Contractual Obligations

We do not have any long-term debt, capital lease obligations, operating lease obligations or long-term liabilities, other than an agreement to pay an affiliate of the Sponsor, a total of $10,000 per month for general and administrative services including office space, utilities, and secretarial support. Upon completion of the initial business combination or liquidation, we will cease paying these monthly fees.

The underwriters are entitled to deferred underwriting commissions of $0.35 per unit, or $3,018,750 in the aggregate. The deferred fee will become payable to the underwriters from the amounts held in the Trust Account solely in the event that we complete an Initial Business Combination, subject to the terms of the underwriting agreement for the offering.

Critical Accounting Estimates

The preparation of consolidated financial statements and related disclosures in conformity with accounting principles generally accepted in the United States of America requires management to make estimates and assumptions that affect the reported amounts of assets and liabilities, disclosure of contingent assets and liabilities at the date of the consolidated financial statements, and income and expenses during the periods reported. Actual results could materially differ from those estimates.
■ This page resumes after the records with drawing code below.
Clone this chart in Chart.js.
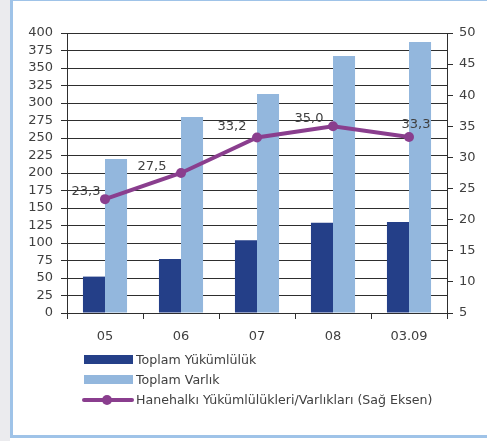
<!DOCTYPE html>
<html>
<head>
<meta charset="utf-8">
<script src="https://cdn.jsdelivr.net/npm/chart.js@4/dist/chart.umd.min.js"></script>
<style>
  html, body { margin: 0; padding: 0; }
  body { width: 487px; height: 441px; position: relative; overflow: hidden; background: #ffffff; font-family: "DejaVu Sans", sans-serif; }
  #strip { position: absolute; left: 0; top: 0; width: 10px; height: 441px; background: #ebebee; }
  #frame { position: absolute; left: 10px; top: 0; width: 480px; height: 438px; box-sizing: border-box;
           border-left: 3px solid #9fc3e8; border-top: 1px solid #9fc3e8; border-bottom: 3px solid #9fc3e8; }
  #wrap { position: absolute; left: 0; top: 0; width: 487px; height: 441px; }
  #legend { position: absolute; left: 82px; top: 350px; color: #404040; font-size: 12.6px; }
  .item { position: absolute; left: 0; height: 20px; width: 400px; white-space: nowrap; }
  .item span.txt { position: absolute; left: 54px; top: 0; line-height: 20px; }
  .sw { position: absolute; left: 2px; width: 49px; height: 9px; top: 5px; }
  .ln { position: absolute; left: 0; width: 52px; height: 4px; top: 8px; border-radius: 2px; }
  .dot { position: absolute; left: 20px; top: 5px; width: 10px; height: 10px; border-radius: 50%; }
</style>
</head>
<body>
<div id="strip"></div>
<div id="frame"></div>
<div id="wrap"><canvas id="c" width="487" height="441"></canvas></div>
<div id="legend"></div>
<script>
// Periods on the x axis
const categories = ['05', '06', '07', '08', '03.09'];
// Household balance sheet (left axis)
const totalLiabilities = [52, 77, 104, 129, 130];
const totalAssets = [220, 280, 313, 367, 387];
// Liabilities / assets ratio, % (right axis)
const liabilityAssetRatio = [23.3, 27.5, 33.2, 35.0, 33.3];
// Series names
const seriesNames = ['Toplam Yükümlülük', 'Toplam Varlık', 'Hanehalkı Yükümlülükleri/Varlıkları (Sağ Eksen)'];
// Axis ranges
const leftAxis = { min: 0, max: 400, step: 25 };
const rightAxis = { min: 5, max: 50, step: 5 };

const colors = { dark: '#243f88', light: '#93b7dd', purple: '#8a3e8e', text: '#404040', grid: '#2e2e2e' };
// Value label offsets from each ratio point (px)
const labelOffsets = [[-19, -8], [-29, -6], [-25, -11], [-24, -8], [7, -12]];

const ratioLabels = {
  id: 'ratioLabels',
  afterDatasetsDraw(chart) {
    const ctx = chart.ctx;
    const meta = chart.getDatasetMeta(2);
    ctx.save();
    ctx.font = '13px "DejaVu Sans", sans-serif';
    ctx.fillStyle = colors.text;
    ctx.textAlign = 'center';
    ctx.textBaseline = 'middle';
    meta.data.forEach((pt, i) => {
      const txt = liabilityAssetRatio[i].toFixed(1).replace('.', ',');
      ctx.fillText(txt, pt.x + labelOffsets[i][0], pt.y + labelOffsets[i][1]);
    });
    ctx.restore();
  }
};

const tickFont = { family: '"DejaVu Sans", sans-serif', size: 13 };

new Chart(document.getElementById('c'), {
  type: 'bar',
  data: {
    labels: categories,
    datasets: [
      { label: seriesNames[0], data: totalLiabilities, backgroundColor: colors.dark, yAxisID: 'y', order: 1,
        categoryPercentage: 0.58, barPercentage: 1 },
      { label: seriesNames[1], data: totalAssets, backgroundColor: colors.light, yAxisID: 'y', order: 2,
        categoryPercentage: 0.58, barPercentage: 1 },
      { type: 'line', label: seriesNames[2], data: liabilityAssetRatio, yAxisID: 'y1', order: 0,
        borderColor: colors.purple, backgroundColor: colors.purple, borderWidth: 4,
        pointRadius: 5, pointHoverRadius: 5, pointBackgroundColor: colors.purple, pointBorderWidth: 0,
        tension: 0, fill: false }
    ]
  },
  options: {
    responsive: false,
    animation: false,
    events: [],
    layout: { padding: { top: 33, left: 0, right: 0, bottom: 0 } },
    plugins: { legend: { display: false }, tooltip: { enabled: false } },
    scales: {
      x: {
        afterFit(s) { s.height = 128; },
        grid: { display: true, drawOnChartArea: false, drawTicks: true, tickLength: 6, color: colors.grid, offset: true },
        border: { display: true, color: colors.grid, width: 1 },
        ticks: { color: colors.text, font: tickFont, padding: 10 }
      },
      y: {
        position: 'left',
        min: leftAxis.min, max: leftAxis.max,
        afterFit(s) { s.width = 67; },
        ticks: { stepSize: leftAxis.step, maxTicksLimit: 30, autoSkip: false, color: colors.text, font: tickFont, padding: 8 },
        grid: { color: colors.grid, lineWidth: 1, tickLength: 6, drawTicks: true },
        border: { display: true, color: colors.grid, width: 1 }
      },
      y1: {
        position: 'right',
        min: rightAxis.min, max: rightAxis.max,
        afterFit(s) { s.width = 40; },
        ticks: { stepSize: rightAxis.step, maxTicksLimit: 30, autoSkip: false, color: colors.text, font: tickFont, padding: 6 },
        grid: { drawOnChartArea: false, color: colors.grid, tickLength: 6, drawTicks: true },
        border: { display: true, color: colors.grid, width: 1 }
      }
    }
  },
  plugins: [ratioLabels]
});

// Legend, one series per row
const legend = document.getElementById('legend');
const swatches = [colors.dark, colors.light];
seriesNames.forEach((name, i) => {
  const row = document.createElement('div');
  row.className = 'item';
  row.style.top = (i * 20) + 'px';
  if (i < 2) {
    const sw = document.createElement('div');
    sw.className = 'sw';
    sw.style.background = swatches[i];
    row.appendChild(sw);
  } else {
    const ln = document.createElement('div');
    ln.className = 'ln';
    ln.style.background = colors.purple;
    const dot = document.createElement('div');
    dot.className = 'dot';
    dot.style.background = colors.purple;
    row.appendChild(ln);
    row.appendChild(dot);
  }
  const t = document.createElement('span');
  t.className = 'txt';
  t.textContent = name;
  row.appendChild(t);
  legend.appendChild(row);
});
</script>
</body>
</html>
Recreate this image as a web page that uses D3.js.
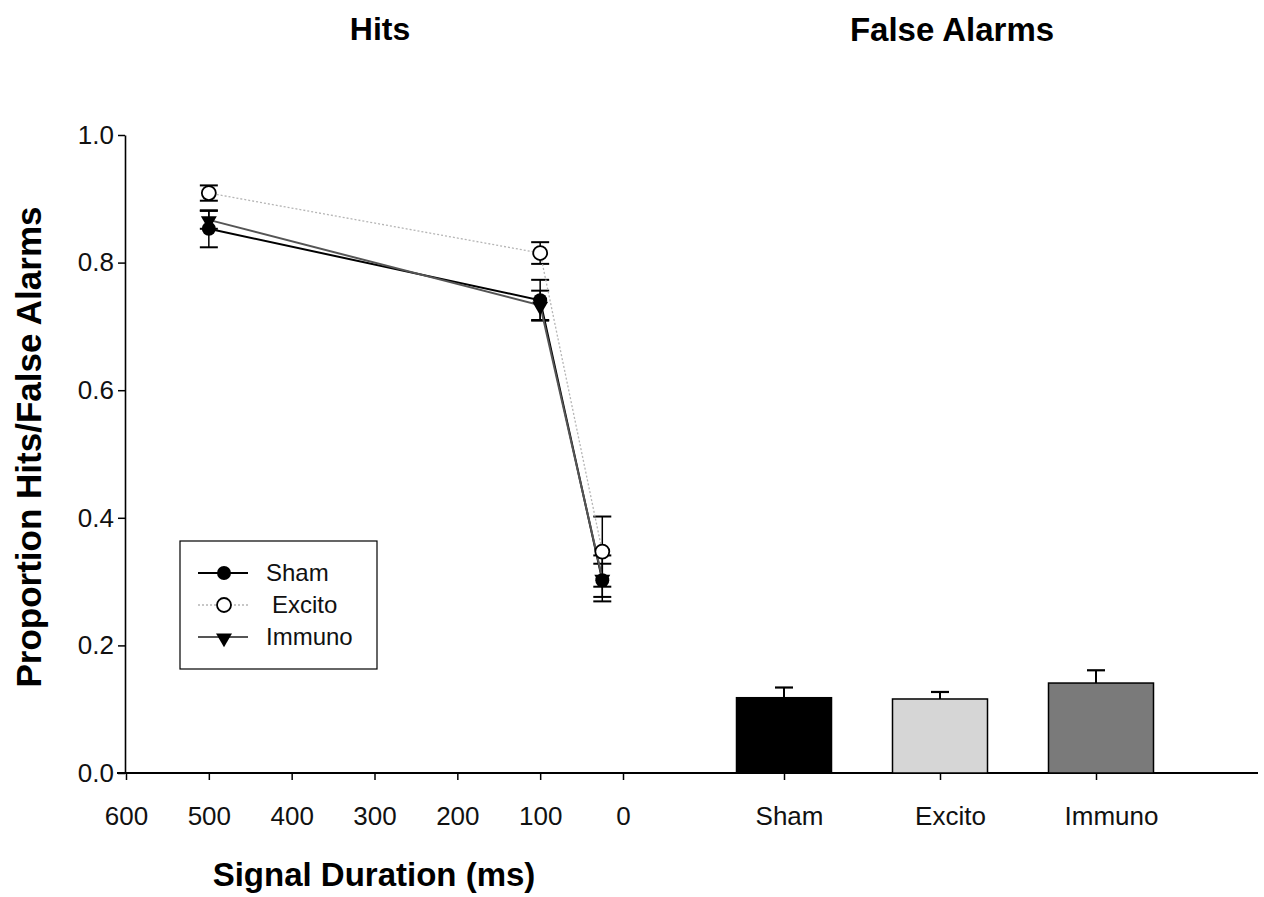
<!DOCTYPE html>
<html>
<head>
<meta charset="utf-8">
<script src="https://cdn.jsdelivr.net/npm/d3@7"></script>
<style>
  body { margin: 0; background: #fff; }
  text { font-family: "Liberation Sans", Arial, sans-serif; }
</style>
</head>
<body>
<div id="chart"></div>
<script>
// hits data (signal duration in ms)
const durations = [500, 100, 25]
const shamHits = [0.853, 0.741, 0.302]
const shamErr = [0.029, 0.032, 0.026]
const excitoHits = [0.909, 0.815, 0.347]
const excitoErr = [0.012, 0.017, 0.055]
const immunoHits = [0.867, 0.733, 0.305]
const immunoErr = [0.014, 0.023, 0.036]

// false alarms
const groups = ["Sham", "Excito", "Immuno"]
const faValues = [0.118, 0.116, 0.141]
const faErr = [0.016, 0.011, 0.020]

const xTicks = [600, 500, 400, 300, 200, 100, 0]
const yTicks = [0.0, 0.2, 0.4, 0.6, 0.8, 1.0]

const w = 1264, h = 897

const svg = d3.select("#chart")
  .append("svg")
  .attr("width", w)
  .attr("height", h)

const yScale = d3.scaleLinear().domain([0, 1]).range([773, 135])
const xScale = d3.scaleLinear().domain([600, 0]).range([126, 623])
const barScale = d3.scalePoint().domain(groups).range([706, 1174]).padding(0.5)
const barW = 95

// y axis
const yAxis = d3.axisLeft(yScale).tickValues(yTicks).tickFormat(d3.format(".1f")).tickSize(7).tickSizeOuter(0)
const gy = svg.append("g").attr("transform", "translate(125,0)").call(yAxis)
gy.select(".domain").attr("stroke", "#000").attr("stroke-width", 1.6)
gy.selectAll(".tick line").attr("stroke", "#000").attr("stroke-width", 1.5)
gy.selectAll(".tick text").attr("font-size", 26).attr("fill", "#111").attr("x", -11)

// long baseline across both panels
svg.append("line")
  .attr("x1", 117).attr("x2", 1258)
  .attr("y1", yScale(0)).attr("y2", yScale(0))
  .attr("stroke", "#000").attr("stroke-width", 1.8)

// x axis for hits
const xAxis = d3.axisBottom(xScale).tickValues(xTicks).tickSize(7).tickSizeOuter(0)
const gx = svg.append("g").attr("transform", "translate(0," + yScale(0) + ")").call(xAxis)
gx.select(".domain").remove()
gx.selectAll(".tick line").attr("stroke", "#000").attr("stroke-width", 1.5)
gx.selectAll(".tick text").attr("font-size", 26).attr("fill", "#111").attr("y", 52).attr("dy", 0)

// x axis for bars
const bAxis = d3.axisBottom(barScale).tickSize(7).tickSizeOuter(0)
const gb = svg.append("g").attr("transform", "translate(0," + yScale(0) + ")").call(bAxis)
gb.select(".domain").remove()
gb.selectAll(".tick line").attr("stroke", "#000").attr("stroke-width", 1.5)
gb.selectAll(".tick text").attr("font-size", 26).attr("fill", "#111").attr("y", 52).attr("dy", 0).attr("dx", (d, i) => 5 + i * 5)

// series
const series = [
  { name: "Sham", vals: shamHits, err: shamErr, line: "#000", width: 2, dash: null, marker: "filled" },
  { name: "Excito", vals: excitoHits, err: excitoErr, line: "#b5b5b5", width: 1.3, dash: "2,2", marker: "open" },
  { name: "Immuno", vals: immunoHits, err: immunoErr, line: "#555", width: 2, dash: null, marker: "tri" }
]

const line = d3.line().x(d => xScale(d[0])).y(d => yScale(d[1]))

// error bars first
series.forEach(s => {
  const g = svg.append("g")
  durations.forEach((d, i) => {
    const x = xScale(d)
    const y1 = yScale(s.vals[i] + s.err[i]), y2 = yScale(s.vals[i] - s.err[i])
    g.append("line").attr("x1", x).attr("x2", x).attr("y1", y1).attr("y2", y2).attr("stroke", "#000").attr("stroke-width", 1.5)
    g.append("line").attr("x1", x - 9).attr("x2", x + 9).attr("y1", y1).attr("y2", y1).attr("stroke", "#000").attr("stroke-width", 2)
    g.append("line").attr("x1", x - 9).attr("x2", x + 9).attr("y1", y2).attr("y2", y2).attr("stroke", "#000").attr("stroke-width", 2)
  })
})

series.forEach(s => {
  svg.append("path")
    .datum(durations.map((d, i) => [d, s.vals[i]]))
    .attr("d", line)
    .attr("fill", "none")
    .attr("stroke", s.line)
    .attr("stroke-width", s.width)
    .attr("stroke-dasharray", s.dash)
})

function marker(g, type, x, y) {
  if (type == "filled") {
    g.append("circle").attr("cx", x).attr("cy", y).attr("r", 7).attr("fill", "#000")
  }
  if (type == "open") {
    g.append("circle").attr("cx", x).attr("cy", y).attr("r", 7).attr("fill", "#fff").attr("stroke", "#000").attr("stroke-width", 1.8)
  }
  if (type == "tri") {
    g.append("path").attr("d", d3.symbol().type(d3.symbolTriangle).size(110)())
      .attr("transform", "translate(" + x + "," + (y + 1) + ") rotate(180)")
      .attr("fill", "#000")
  }
}

series.forEach(s => {
  const g = svg.append("g")
  durations.forEach((d, i) => marker(g, s.marker, xScale(d), yScale(s.vals[i])))
})

// bars
const barColors = ["#000", "#d6d6d6", "#7a7a7a"]
groups.forEach((gname, i) => {
  const cx = barScale(gname)
  const top = yScale(faValues[i])
  const capY = yScale(faValues[i] + faErr[i])
  svg.append("line").attr("x1", cx).attr("x2", cx).attr("y1", capY).attr("y2", top).attr("stroke", "#000").attr("stroke-width", 2)
  svg.append("line").attr("x1", cx - 9).attr("x2", cx + 9).attr("y1", capY).attr("y2", capY).attr("stroke", "#000").attr("stroke-width", 2.2)
  svg.append("rect")
    .attr("x", cx - barW / 2)
    .attr("y", top)
    .attr("width", barW + (i == 2 ? 10 : 0))
    .attr("height", yScale(0) - top)
    .attr("fill", barColors[i])
    .attr("stroke", "#000")
    .attr("stroke-width", 1.5)
})

// legend
const lg = svg.append("g")
lg.append("rect").attr("x", 180).attr("y", 541).attr("width", 197).attr("height", 128)
  .attr("fill", "#fff").attr("stroke", "#000").attr("stroke-width", 1.2)
series.forEach((s, i) => {
  const y = 573 + i * 32
  lg.append("line").attr("x1", 198).attr("x2", 248).attr("y1", y).attr("y2", y)
    .attr("stroke", s.line).attr("stroke-width", s.width).attr("stroke-dasharray", s.dash)
  marker(lg, s.marker, 224, y)
  lg.append("text").attr("x", s.name == "Excito" ? 272 : 266).attr("y", y + 8).attr("font-size", 24).attr("fill", "#111").text(s.name)
})

// titles
svg.append("text").attr("x", 380).attr("y", 40).attr("text-anchor", "middle").attr("font-size", 32).attr("font-weight", "bold").text("Hits")
svg.append("text").attr("x", 952).attr("y", 41).attr("text-anchor", "middle").attr("font-size", 33).attr("font-weight", "bold").text("False Alarms")
svg.append("text").attr("x", 374).attr("y", 886).attr("text-anchor", "middle").attr("font-size", 33).attr("font-weight", "bold").text("Signal Duration (ms)")
svg.append("text").attr("transform", "translate(41,447) rotate(-90)").attr("text-anchor", "middle").attr("font-size", 35).attr("font-weight", "bold").text("Proportion Hits/False Alarms")
</script>
</body>
</html>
We have identified the following critical accounting policies:

Derivative Warrants

We do not use derivative instruments to hedge exposures to cash flow, market, or foreign currency risks. We evaluate all of its financial instruments, including issued warrants, to determine if such instruments are derivatives or contain features that qualify as embedded derivatives, pursuant to ASC 480 and ASC 815-15. The classification of derivative instruments, including whether such instruments should be recorded as liabilities or as equity, is re-assessed at the end of each reporting period.

Common Stock Subject to Possible Redemption

We account for our Class A common stock subject to possible redemption in accordance with the guidance in ASC Topic 480 "Distinguishing Liabilities from Equity." Shares of Class A common stock subject to mandatory redemption are classified as a liability instrument and are measured at fair value. Conditionally redeemable common stock (including common stock that features redemption rights that are either within the control of the holder or subject to redemption upon the occurrence of uncertain events not solely within our control) is classified as temporary equity. At all other times, common stock is classified as stockholders' equity. Our Class A common stock features certain redemption rights that are considered to be outside of our control and subject to occurrence of uncertain future events. Accordingly, shares of Class A common stock subject to possible redemption are presented at redemption value as temporary equity, outside of the stockholders' equity section of our balance sheets.

Net Loss Per Shares of Common Stock

We comply with the accounting and disclosure requirements of FASB ASC Topic 260, "Earnings Per Share." Net loss per share of common stock is computed by dividing net loss by the weighted average number of shares of common stock outstanding during the period, excluding common stock subject to forfeiture. As of December 31, 2022 and 2021, we did not have any dilutive securities and other contracts that could, potentially, be exercised or converted into common stock and then share in the earnings. As a result, diluted loss per common share is the same as basic loss per common share for the period presented.


                                       33

Table of Contents

Recent Accounting Pronouncements

Our management does not believe that any recently issued, but not effective, accounting standards, if currently adopted, would have a material effect on our financial statements.